» **Exercise requirements**: Print the entries below exactly as they appear, from the first line up to and including the line with "import plotly.graph_objects as go". Do not print any pictures.

» **Data extract**:
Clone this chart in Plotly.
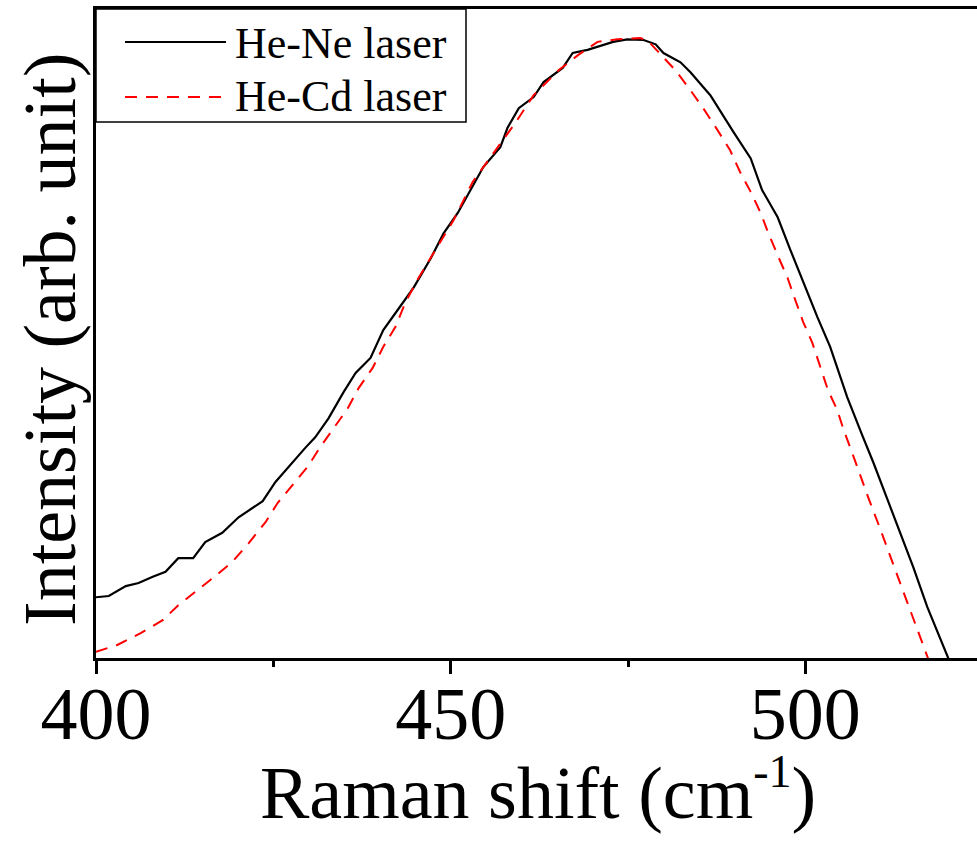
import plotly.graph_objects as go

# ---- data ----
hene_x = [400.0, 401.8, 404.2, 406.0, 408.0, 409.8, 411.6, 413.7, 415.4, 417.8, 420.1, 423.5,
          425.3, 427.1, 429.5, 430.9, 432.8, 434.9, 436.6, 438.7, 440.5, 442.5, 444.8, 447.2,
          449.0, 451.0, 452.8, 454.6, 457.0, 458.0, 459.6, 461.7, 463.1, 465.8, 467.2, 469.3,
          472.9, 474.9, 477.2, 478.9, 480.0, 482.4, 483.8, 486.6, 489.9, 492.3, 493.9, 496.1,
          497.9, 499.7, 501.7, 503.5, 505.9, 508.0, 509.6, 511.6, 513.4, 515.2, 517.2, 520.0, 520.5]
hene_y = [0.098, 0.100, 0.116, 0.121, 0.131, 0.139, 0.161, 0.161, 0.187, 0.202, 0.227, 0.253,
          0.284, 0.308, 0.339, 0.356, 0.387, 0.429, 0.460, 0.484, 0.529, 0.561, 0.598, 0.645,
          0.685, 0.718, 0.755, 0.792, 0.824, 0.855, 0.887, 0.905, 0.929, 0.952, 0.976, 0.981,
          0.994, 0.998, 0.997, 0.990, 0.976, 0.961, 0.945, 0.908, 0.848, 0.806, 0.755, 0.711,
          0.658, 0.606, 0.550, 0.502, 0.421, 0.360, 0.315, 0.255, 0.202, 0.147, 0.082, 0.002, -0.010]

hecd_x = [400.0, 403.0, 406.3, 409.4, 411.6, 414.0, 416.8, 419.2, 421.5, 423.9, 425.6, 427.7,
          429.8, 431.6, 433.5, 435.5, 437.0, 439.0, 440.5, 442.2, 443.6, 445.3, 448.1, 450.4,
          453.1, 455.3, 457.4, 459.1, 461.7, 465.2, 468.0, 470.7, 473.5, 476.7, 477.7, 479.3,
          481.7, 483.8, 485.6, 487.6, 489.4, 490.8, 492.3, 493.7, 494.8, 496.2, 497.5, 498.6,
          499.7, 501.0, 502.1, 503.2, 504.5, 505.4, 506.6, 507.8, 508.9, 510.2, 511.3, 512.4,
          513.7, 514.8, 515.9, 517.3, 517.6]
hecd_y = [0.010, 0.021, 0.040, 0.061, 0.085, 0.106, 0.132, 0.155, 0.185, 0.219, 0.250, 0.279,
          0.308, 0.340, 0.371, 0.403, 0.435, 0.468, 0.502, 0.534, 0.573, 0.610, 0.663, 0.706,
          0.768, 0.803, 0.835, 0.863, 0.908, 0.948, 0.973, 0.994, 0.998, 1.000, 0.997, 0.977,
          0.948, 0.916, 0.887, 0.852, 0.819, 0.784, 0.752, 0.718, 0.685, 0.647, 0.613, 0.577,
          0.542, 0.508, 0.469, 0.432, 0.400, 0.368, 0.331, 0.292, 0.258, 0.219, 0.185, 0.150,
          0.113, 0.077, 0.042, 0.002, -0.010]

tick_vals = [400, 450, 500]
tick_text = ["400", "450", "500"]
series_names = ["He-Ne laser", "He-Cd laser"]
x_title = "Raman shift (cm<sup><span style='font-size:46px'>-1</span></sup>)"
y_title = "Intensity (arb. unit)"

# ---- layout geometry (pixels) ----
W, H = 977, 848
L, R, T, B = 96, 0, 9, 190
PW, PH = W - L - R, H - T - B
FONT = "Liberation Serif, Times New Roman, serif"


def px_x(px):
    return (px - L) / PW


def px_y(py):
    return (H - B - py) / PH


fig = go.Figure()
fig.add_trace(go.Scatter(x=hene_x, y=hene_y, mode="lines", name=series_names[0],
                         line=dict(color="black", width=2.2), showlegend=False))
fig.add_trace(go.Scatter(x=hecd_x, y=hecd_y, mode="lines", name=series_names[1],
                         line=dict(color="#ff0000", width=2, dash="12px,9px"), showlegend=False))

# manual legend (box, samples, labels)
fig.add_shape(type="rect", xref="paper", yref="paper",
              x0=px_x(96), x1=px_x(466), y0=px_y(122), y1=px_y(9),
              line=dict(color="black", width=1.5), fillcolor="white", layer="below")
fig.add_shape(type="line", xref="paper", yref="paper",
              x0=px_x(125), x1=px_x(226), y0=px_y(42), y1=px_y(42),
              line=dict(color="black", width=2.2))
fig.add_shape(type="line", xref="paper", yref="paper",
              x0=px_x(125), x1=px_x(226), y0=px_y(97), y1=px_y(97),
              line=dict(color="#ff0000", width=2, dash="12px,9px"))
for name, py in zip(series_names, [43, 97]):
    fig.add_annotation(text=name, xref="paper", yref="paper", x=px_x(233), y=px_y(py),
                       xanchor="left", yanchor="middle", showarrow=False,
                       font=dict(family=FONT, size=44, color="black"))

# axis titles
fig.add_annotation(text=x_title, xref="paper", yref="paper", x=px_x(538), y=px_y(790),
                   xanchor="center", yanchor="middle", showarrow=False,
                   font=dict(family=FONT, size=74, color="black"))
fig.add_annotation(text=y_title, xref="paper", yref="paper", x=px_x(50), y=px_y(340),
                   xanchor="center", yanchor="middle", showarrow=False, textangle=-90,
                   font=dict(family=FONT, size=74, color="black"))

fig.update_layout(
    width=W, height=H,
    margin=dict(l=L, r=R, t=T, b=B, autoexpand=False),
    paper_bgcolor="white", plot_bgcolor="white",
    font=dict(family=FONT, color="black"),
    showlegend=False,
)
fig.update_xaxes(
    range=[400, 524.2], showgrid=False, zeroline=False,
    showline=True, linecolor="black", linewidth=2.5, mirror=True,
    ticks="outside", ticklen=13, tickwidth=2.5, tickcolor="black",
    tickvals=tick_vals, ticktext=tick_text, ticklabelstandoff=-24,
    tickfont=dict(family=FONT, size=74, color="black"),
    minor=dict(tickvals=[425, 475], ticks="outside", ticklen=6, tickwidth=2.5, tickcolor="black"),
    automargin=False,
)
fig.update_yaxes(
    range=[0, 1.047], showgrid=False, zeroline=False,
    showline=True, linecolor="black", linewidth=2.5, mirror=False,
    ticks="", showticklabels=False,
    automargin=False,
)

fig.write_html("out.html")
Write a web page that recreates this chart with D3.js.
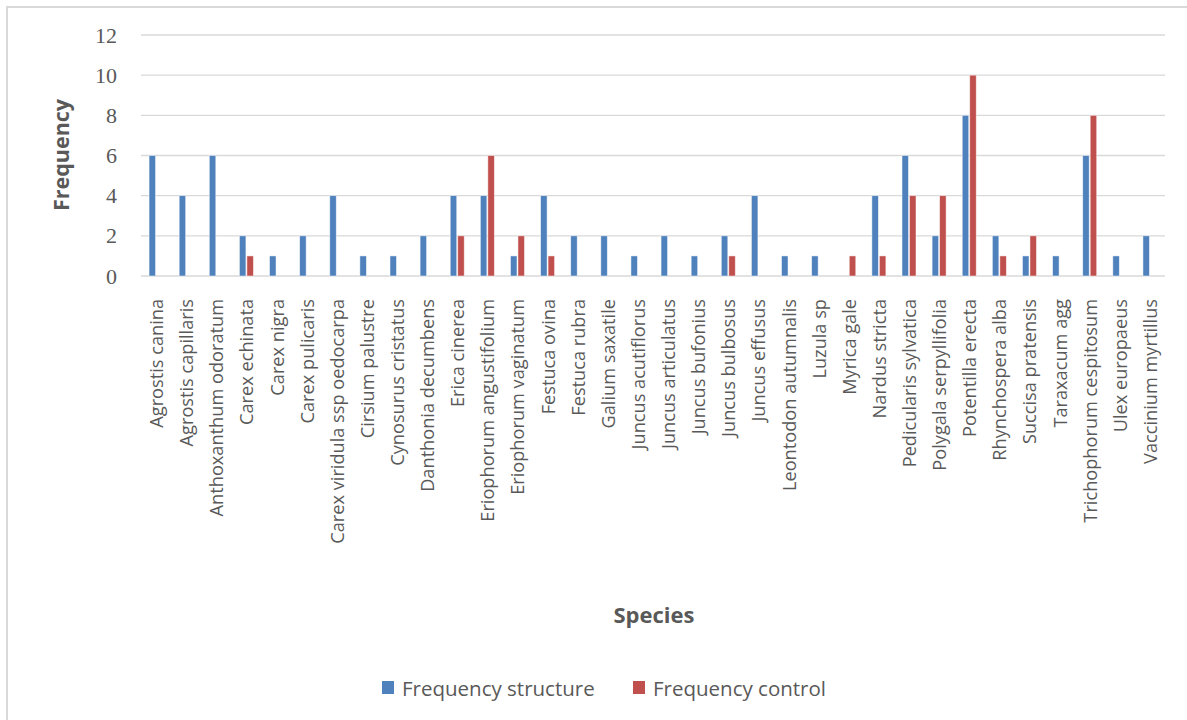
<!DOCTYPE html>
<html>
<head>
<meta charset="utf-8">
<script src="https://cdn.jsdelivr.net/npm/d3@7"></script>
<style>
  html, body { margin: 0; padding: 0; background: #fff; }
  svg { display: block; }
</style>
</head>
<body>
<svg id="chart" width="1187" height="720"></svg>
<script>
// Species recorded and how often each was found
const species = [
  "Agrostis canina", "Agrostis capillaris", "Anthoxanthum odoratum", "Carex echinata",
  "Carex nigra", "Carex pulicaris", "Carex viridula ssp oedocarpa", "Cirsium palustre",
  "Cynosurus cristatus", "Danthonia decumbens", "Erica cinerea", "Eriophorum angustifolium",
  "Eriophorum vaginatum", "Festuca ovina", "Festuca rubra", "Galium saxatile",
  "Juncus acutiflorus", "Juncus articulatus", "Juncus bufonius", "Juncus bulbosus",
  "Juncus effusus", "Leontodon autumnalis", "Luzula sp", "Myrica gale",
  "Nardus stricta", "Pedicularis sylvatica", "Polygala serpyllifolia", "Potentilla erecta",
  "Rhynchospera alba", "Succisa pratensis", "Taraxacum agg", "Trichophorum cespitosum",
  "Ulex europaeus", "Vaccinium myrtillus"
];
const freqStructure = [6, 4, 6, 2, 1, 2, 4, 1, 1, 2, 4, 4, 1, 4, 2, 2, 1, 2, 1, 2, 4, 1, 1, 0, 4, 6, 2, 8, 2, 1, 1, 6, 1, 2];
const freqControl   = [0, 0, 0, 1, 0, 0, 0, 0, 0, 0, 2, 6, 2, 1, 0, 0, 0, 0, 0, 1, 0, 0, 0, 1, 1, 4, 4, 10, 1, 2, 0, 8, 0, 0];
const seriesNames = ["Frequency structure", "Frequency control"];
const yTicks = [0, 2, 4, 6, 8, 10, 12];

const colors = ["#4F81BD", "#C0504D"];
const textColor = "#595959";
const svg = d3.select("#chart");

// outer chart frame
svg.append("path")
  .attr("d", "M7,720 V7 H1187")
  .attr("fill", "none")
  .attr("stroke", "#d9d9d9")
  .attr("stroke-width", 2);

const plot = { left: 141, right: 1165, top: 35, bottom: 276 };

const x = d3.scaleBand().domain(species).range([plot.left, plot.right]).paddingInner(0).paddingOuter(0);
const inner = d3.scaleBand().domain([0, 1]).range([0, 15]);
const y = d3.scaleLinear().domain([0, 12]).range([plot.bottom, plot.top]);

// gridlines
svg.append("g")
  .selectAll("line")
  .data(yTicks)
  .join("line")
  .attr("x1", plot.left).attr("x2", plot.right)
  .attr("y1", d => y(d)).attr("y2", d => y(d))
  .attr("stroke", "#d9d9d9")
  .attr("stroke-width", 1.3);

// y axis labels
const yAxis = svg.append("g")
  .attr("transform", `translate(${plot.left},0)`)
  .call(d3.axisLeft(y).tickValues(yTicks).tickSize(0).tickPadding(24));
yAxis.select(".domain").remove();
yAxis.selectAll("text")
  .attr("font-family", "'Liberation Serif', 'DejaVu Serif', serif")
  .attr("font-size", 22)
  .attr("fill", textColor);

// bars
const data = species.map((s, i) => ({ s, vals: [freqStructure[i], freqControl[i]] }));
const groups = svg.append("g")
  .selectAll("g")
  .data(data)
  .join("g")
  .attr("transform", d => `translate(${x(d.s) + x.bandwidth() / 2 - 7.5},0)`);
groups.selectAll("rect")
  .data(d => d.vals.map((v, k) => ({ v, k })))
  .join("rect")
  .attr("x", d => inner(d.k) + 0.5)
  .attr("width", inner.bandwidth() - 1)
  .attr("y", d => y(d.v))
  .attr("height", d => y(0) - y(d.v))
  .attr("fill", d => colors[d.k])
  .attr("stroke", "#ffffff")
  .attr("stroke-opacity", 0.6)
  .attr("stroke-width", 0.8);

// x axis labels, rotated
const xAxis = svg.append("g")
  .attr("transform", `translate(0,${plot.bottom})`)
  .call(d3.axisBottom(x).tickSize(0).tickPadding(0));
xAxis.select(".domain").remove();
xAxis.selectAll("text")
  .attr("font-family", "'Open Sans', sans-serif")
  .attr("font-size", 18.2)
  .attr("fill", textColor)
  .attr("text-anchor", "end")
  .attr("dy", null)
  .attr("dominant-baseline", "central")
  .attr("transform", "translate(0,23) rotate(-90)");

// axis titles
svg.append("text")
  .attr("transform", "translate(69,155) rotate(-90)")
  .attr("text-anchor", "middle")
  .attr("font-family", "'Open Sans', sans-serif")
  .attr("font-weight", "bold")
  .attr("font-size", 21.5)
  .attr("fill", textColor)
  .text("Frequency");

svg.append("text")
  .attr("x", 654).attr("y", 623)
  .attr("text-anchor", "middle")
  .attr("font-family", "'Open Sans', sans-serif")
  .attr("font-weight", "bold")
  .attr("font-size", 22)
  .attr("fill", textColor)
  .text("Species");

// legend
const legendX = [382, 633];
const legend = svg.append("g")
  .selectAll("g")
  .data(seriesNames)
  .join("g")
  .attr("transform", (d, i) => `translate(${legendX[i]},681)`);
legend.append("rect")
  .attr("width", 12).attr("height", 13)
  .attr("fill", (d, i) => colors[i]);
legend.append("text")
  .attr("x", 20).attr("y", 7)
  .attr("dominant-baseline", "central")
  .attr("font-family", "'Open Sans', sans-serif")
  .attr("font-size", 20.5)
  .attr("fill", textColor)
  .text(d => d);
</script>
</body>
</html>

» **Reply**:
Clone this chart in Plotly.
import plotly.graph_objects as go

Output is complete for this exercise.